* **WHAT THIS TASK INVOLVES**
Leave out any picture and return the remaining listing below exactly as given.

* **RECORDED DATA**
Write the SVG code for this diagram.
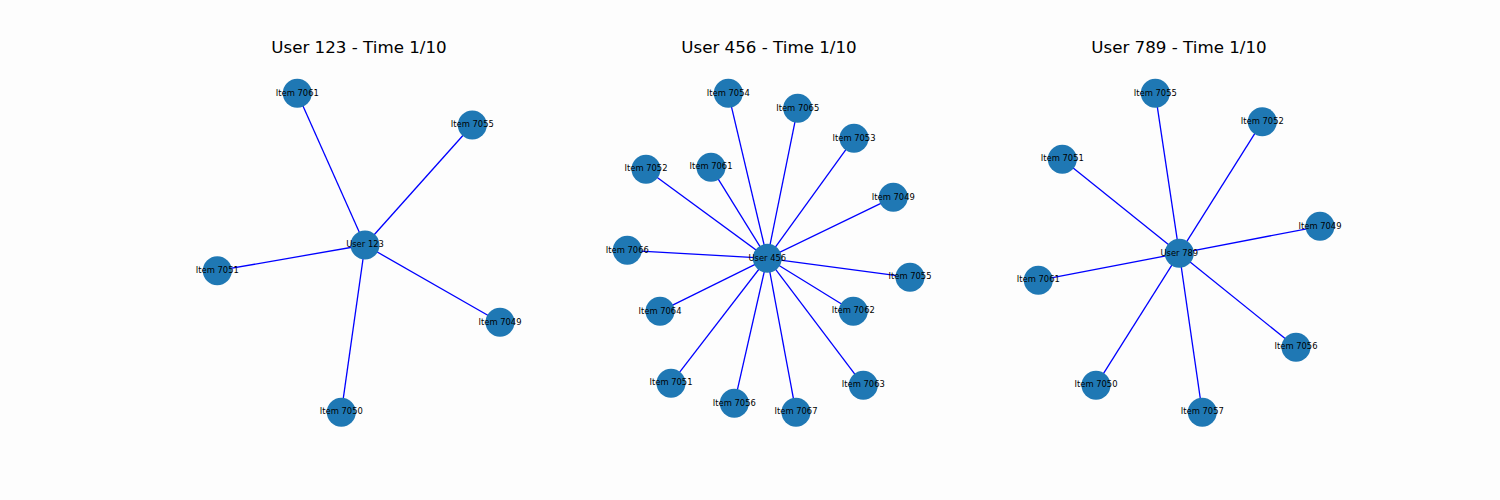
<svg xmlns="http://www.w3.org/2000/svg" width="1500" height="500" viewBox="0 0 1500 500">
<style>
.e{stroke:#0000ff;stroke-width:1.3;fill:none}
.n circle{fill:#1f78b4}
.n text{font-family:"DejaVu Sans",sans-serif;font-size:8.4px;fill:#000;text-anchor:middle;dominant-baseline:central}
.t{font-family:"DejaVu Sans",sans-serif;font-size:16.7px;fill:#000;text-anchor:middle}
</style>
<rect width="1500" height="500" fill="#fdfdfd"/>
<text class="t" x="359" y="53">User 123 - Time 1/10</text>
<text class="t" x="769" y="53">User 456 - Time 1/10</text>
<text class="t" x="1179" y="53">User 789 - Time 1/10</text>
<g id="connectors">
<line class="e" x1="365" y1="245" x2="297.3" y2="93.3"/>
<line class="e" x1="365" y1="245" x2="472.3" y2="125"/>
<line class="e" x1="365" y1="245" x2="217.3" y2="270.7"/>
<line class="e" x1="365" y1="245" x2="500" y2="322.3"/>
<line class="e" x1="365" y1="245" x2="341.3" y2="412.3"/>
<line class="e" x1="767.3" y1="258.3" x2="728.3" y2="93.3"/>
<line class="e" x1="767.3" y1="258.3" x2="797.7" y2="108.3"/>
<line class="e" x1="767.3" y1="258.3" x2="854" y2="138.3"/>
<line class="e" x1="767.3" y1="258.3" x2="893.3" y2="197.3"/>
<line class="e" x1="767.3" y1="258.3" x2="910" y2="277.3"/>
<line class="e" x1="767.3" y1="258.3" x2="853.3" y2="311.3"/>
<line class="e" x1="767.3" y1="258.3" x2="863.3" y2="385.3"/>
<line class="e" x1="767.3" y1="258.3" x2="796" y2="412.3"/>
<line class="e" x1="767.3" y1="258.3" x2="734.3" y2="403.3"/>
<line class="e" x1="767.3" y1="258.3" x2="671" y2="383.3"/>
<line class="e" x1="767.3" y1="258.3" x2="660" y2="311.3"/>
<line class="e" x1="767.3" y1="258.3" x2="627.3" y2="250.3"/>
<line class="e" x1="767.3" y1="258.3" x2="646" y2="169.3"/>
<line class="e" x1="767.3" y1="258.3" x2="711" y2="167.3"/>
<line class="e" x1="1179.3" y1="253.3" x2="1155.3" y2="93.3"/>
<line class="e" x1="1179.3" y1="253.3" x2="1262.3" y2="121.7"/>
<line class="e" x1="1179.3" y1="253.3" x2="1062.3" y2="159.3"/>
<line class="e" x1="1179.3" y1="253.3" x2="1320" y2="226.3"/>
<line class="e" x1="1179.3" y1="253.3" x2="1038.3" y2="280.3"/>
<line class="e" x1="1179.3" y1="253.3" x2="1296" y2="347.3"/>
<line class="e" x1="1179.3" y1="253.3" x2="1096" y2="385.3"/>
<line class="e" x1="1179.3" y1="253.3" x2="1202.3" y2="412.3"/>
</g>
<g id="p1-user123" class="n"><circle cx="365" cy="245" r="14.5"/><text x="365" y="244">User 123</text></g>
<g id="p1-item7061" class="n"><circle cx="297.3" cy="93.3" r="14.5"/><text x="297.3" y="93">Item 7061</text></g>
<g id="p1-item7055" class="n"><circle cx="472.3" cy="125" r="14.5"/><text x="472.3" y="124">Item 7055</text></g>
<g id="p1-item7051" class="n"><circle cx="217.3" cy="270.7" r="14.5"/><text x="217.3" y="270">Item 7051</text></g>
<g id="p1-item7049" class="n"><circle cx="500" cy="322.3" r="14.5"/><text x="500" y="322">Item 7049</text></g>
<g id="p1-item7050" class="n"><circle cx="341.3" cy="412.3" r="14.5"/><text x="341.3" y="411">Item 7050</text></g>
<g id="p2-user456" class="n"><circle cx="767.3" cy="258.3" r="14.5"/><text x="767.3" y="258">User 456</text></g>
<g id="p2-item7054" class="n"><circle cx="728.3" cy="93.3" r="14.5"/><text x="728.3" y="93">Item 7054</text></g>
<g id="p2-item7065" class="n"><circle cx="797.7" cy="108.3" r="14.5"/><text x="797.7" y="108">Item 7065</text></g>
<g id="p2-item7053" class="n"><circle cx="854" cy="138.3" r="14.5"/><text x="854" y="138">Item 7053</text></g>
<g id="p2-item7049" class="n"><circle cx="893.3" cy="197.3" r="14.5"/><text x="893.3" y="197">Item 7049</text></g>
<g id="p2-item7055" class="n"><circle cx="910" cy="277.3" r="14.5"/><text x="910" y="276">Item 7055</text></g>
<g id="p2-item7062" class="n"><circle cx="853.3" cy="311.3" r="14.5"/><text x="853.3" y="310">Item 7062</text></g>
<g id="p2-item7063" class="n"><circle cx="863.3" cy="385.3" r="14.5"/><text x="863.3" y="384">Item 7063</text></g>
<g id="p2-item7067" class="n"><circle cx="796" cy="412.3" r="14.5"/><text x="796" y="411">Item 7067</text></g>
<g id="p2-item7056" class="n"><circle cx="734.3" cy="403.3" r="14.5"/><text x="734.3" y="403">Item 7056</text></g>
<g id="p2-item7051" class="n"><circle cx="671" cy="383.3" r="14.5"/><text x="671" y="382">Item 7051</text></g>
<g id="p2-item7064" class="n"><circle cx="660" cy="311.3" r="14.5"/><text x="660" y="311">Item 7064</text></g>
<g id="p2-item7066" class="n"><circle cx="627.3" cy="250.3" r="14.5"/><text x="627.3" y="250">Item 7066</text></g>
<g id="p2-item7052" class="n"><circle cx="646" cy="169.3" r="14.5"/><text x="646" y="168">Item 7052</text></g>
<g id="p2-item7061" class="n"><circle cx="711" cy="167.3" r="14.5"/><text x="711" y="166">Item 7061</text></g>
<g id="p3-user789" class="n"><circle cx="1179.3" cy="253.3" r="14.5"/><text x="1179.3" y="253">User 789</text></g>
<g id="p3-item7055" class="n"><circle cx="1155.3" cy="93.3" r="14.5"/><text x="1155.3" y="93">Item 7055</text></g>
<g id="p3-item7052" class="n"><circle cx="1262.3" cy="121.7" r="14.5"/><text x="1262.3" y="121">Item 7052</text></g>
<g id="p3-item7051" class="n"><circle cx="1062.3" cy="159.3" r="14.5"/><text x="1062.3" y="158">Item 7051</text></g>
<g id="p3-item7049" class="n"><circle cx="1320" cy="226.3" r="14.5"/><text x="1320" y="226">Item 7049</text></g>
<g id="p3-item7061" class="n"><circle cx="1038.3" cy="280.3" r="14.5"/><text x="1038.3" y="279">Item 7061</text></g>
<g id="p3-item7056" class="n"><circle cx="1296" cy="347.3" r="14.5"/><text x="1296" y="346">Item 7056</text></g>
<g id="p3-item7050" class="n"><circle cx="1096" cy="385.3" r="14.5"/><text x="1096" y="384">Item 7050</text></g>
<g id="p3-item7057" class="n"><circle cx="1202.3" cy="412.3" r="14.5"/><text x="1202.3" y="411">Item 7057</text></g>
</svg>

* **OUTPUT BELOW**
Write the SVG code for this diagram.
<svg xmlns="http://www.w3.org/2000/svg" width="1500" height="500" viewBox="0 0 1500 500">
<style>
.e{stroke:#0000ff;stroke-width:1.3;fill:none}
.n circle{fill:#1f78b4}
.n text{font-family:"DejaVu Sans",sans-serif;font-size:8.4px;fill:#000;text-anchor:middle;dominant-baseline:central}
.t{font-family:"DejaVu Sans",sans-serif;font-size:16.7px;fill:#000;text-anchor:middle}
</style>
<rect width="1500" height="500" fill="#fdfdfd"/>
<text class="t" x="359" y="53">User 123 - Time 1/10</text>
<text class="t" x="769" y="53">User 456 - Time 1/10</text>
<text class="t" x="1179" y="53">User 789 - Time 1/10</text>
<g id="connectors">
<line class="e" x1="365" y1="245" x2="297.3" y2="93.3"/>
<line class="e" x1="365" y1="245" x2="472.3" y2="125"/>
<line class="e" x1="365" y1="245" x2="217.3" y2="270.7"/>
<line class="e" x1="365" y1="245" x2="500" y2="322.3"/>
<line class="e" x1="365" y1="245" x2="341.3" y2="412.3"/>
<line class="e" x1="767.3" y1="258.3" x2="728.3" y2="93.3"/>
<line class="e" x1="767.3" y1="258.3" x2="797.7" y2="108.3"/>
<line class="e" x1="767.3" y1="258.3" x2="854" y2="138.3"/>
<line class="e" x1="767.3" y1="258.3" x2="893.3" y2="197.3"/>
<line class="e" x1="767.3" y1="258.3" x2="910" y2="277.3"/>
<line class="e" x1="767.3" y1="258.3" x2="853.3" y2="311.3"/>
<line class="e" x1="767.3" y1="258.3" x2="863.3" y2="385.3"/>
<line class="e" x1="767.3" y1="258.3" x2="796" y2="412.3"/>
<line class="e" x1="767.3" y1="258.3" x2="734.3" y2="403.3"/>
<line class="e" x1="767.3" y1="258.3" x2="671" y2="383.3"/>
<line class="e" x1="767.3" y1="258.3" x2="660" y2="311.3"/>
<line class="e" x1="767.3" y1="258.3" x2="627.3" y2="250.3"/>
<line class="e" x1="767.3" y1="258.3" x2="646" y2="169.3"/>
<line class="e" x1="767.3" y1="258.3" x2="711" y2="167.3"/>
<line class="e" x1="1179.3" y1="253.3" x2="1155.3" y2="93.3"/>
<line class="e" x1="1179.3" y1="253.3" x2="1262.3" y2="121.7"/>
<line class="e" x1="1179.3" y1="253.3" x2="1062.3" y2="159.3"/>
<line class="e" x1="1179.3" y1="253.3" x2="1320" y2="226.3"/>
<line class="e" x1="1179.3" y1="253.3" x2="1038.3" y2="280.3"/>
<line class="e" x1="1179.3" y1="253.3" x2="1296" y2="347.3"/>
<line class="e" x1="1179.3" y1="253.3" x2="1096" y2="385.3"/>
<line class="e" x1="1179.3" y1="253.3" x2="1202.3" y2="412.3"/>
</g>
<g id="p1-user123" class="n"><circle cx="365" cy="245" r="14.5"/><text x="365" y="244">User 123</text></g>
<g id="p1-item7061" class="n"><circle cx="297.3" cy="93.3" r="14.5"/><text x="297.3" y="93">Item 7061</text></g>
<g id="p1-item7055" class="n"><circle cx="472.3" cy="125" r="14.5"/><text x="472.3" y="124">Item 7055</text></g>
<g id="p1-item7051" class="n"><circle cx="217.3" cy="270.7" r="14.5"/><text x="217.3" y="270">Item 7051</text></g>
<g id="p1-item7049" class="n"><circle cx="500" cy="322.3" r="14.5"/><text x="500" y="322">Item 7049</text></g>
<g id="p1-item7050" class="n"><circle cx="341.3" cy="412.3" r="14.5"/><text x="341.3" y="411">Item 7050</text></g>
<g id="p2-user456" class="n"><circle cx="767.3" cy="258.3" r="14.5"/><text x="767.3" y="258">User 456</text></g>
<g id="p2-item7054" class="n"><circle cx="728.3" cy="93.3" r="14.5"/><text x="728.3" y="93">Item 7054</text></g>
<g id="p2-item7065" class="n"><circle cx="797.7" cy="108.3" r="14.5"/><text x="797.7" y="108">Item 7065</text></g>
<g id="p2-item7053" class="n"><circle cx="854" cy="138.3" r="14.5"/><text x="854" y="138">Item 7053</text></g>
<g id="p2-item7049" class="n"><circle cx="893.3" cy="197.3" r="14.5"/><text x="893.3" y="197">Item 7049</text></g>
<g id="p2-item7055" class="n"><circle cx="910" cy="277.3" r="14.5"/><text x="910" y="276">Item 7055</text></g>
<g id="p2-item7062" class="n"><circle cx="853.3" cy="311.3" r="14.5"/><text x="853.3" y="310">Item 7062</text></g>
<g id="p2-item7063" class="n"><circle cx="863.3" cy="385.3" r="14.5"/><text x="863.3" y="384">Item 7063</text></g>
<g id="p2-item7067" class="n"><circle cx="796" cy="412.3" r="14.5"/><text x="796" y="411">Item 7067</text></g>
<g id="p2-item7056" class="n"><circle cx="734.3" cy="403.3" r="14.5"/><text x="734.3" y="403">Item 7056</text></g>
<g id="p2-item7051" class="n"><circle cx="671" cy="383.3" r="14.5"/><text x="671" y="382">Item 7051</text></g>
<g id="p2-item7064" class="n"><circle cx="660" cy="311.3" r="14.5"/><text x="660" y="311">Item 7064</text></g>
<g id="p2-item7066" class="n"><circle cx="627.3" cy="250.3" r="14.5"/><text x="627.3" y="250">Item 7066</text></g>
<g id="p2-item7052" class="n"><circle cx="646" cy="169.3" r="14.5"/><text x="646" y="168">Item 7052</text></g>
<g id="p2-item7061" class="n"><circle cx="711" cy="167.3" r="14.5"/><text x="711" y="166">Item 7061</text></g>
<g id="p3-user789" class="n"><circle cx="1179.3" cy="253.3" r="14.5"/><text x="1179.3" y="253">User 789</text></g>
<g id="p3-item7055" class="n"><circle cx="1155.3" cy="93.3" r="14.5"/><text x="1155.3" y="93">Item 7055</text></g>
<g id="p3-item7052" class="n"><circle cx="1262.3" cy="121.7" r="14.5"/><text x="1262.3" y="121">Item 7052</text></g>
<g id="p3-item7051" class="n"><circle cx="1062.3" cy="159.3" r="14.5"/><text x="1062.3" y="158">Item 7051</text></g>
<g id="p3-item7049" class="n"><circle cx="1320" cy="226.3" r="14.5"/><text x="1320" y="226">Item 7049</text></g>
<g id="p3-item7061" class="n"><circle cx="1038.3" cy="280.3" r="14.5"/><text x="1038.3" y="279">Item 7061</text></g>
<g id="p3-item7056" class="n"><circle cx="1296" cy="347.3" r="14.5"/><text x="1296" y="346">Item 7056</text></g>
<g id="p3-item7050" class="n"><circle cx="1096" cy="385.3" r="14.5"/><text x="1096" y="384">Item 7050</text></g>
<g id="p3-item7057" class="n"><circle cx="1202.3" cy="412.3" r="14.5"/><text x="1202.3" y="411">Item 7057</text></g>
</svg>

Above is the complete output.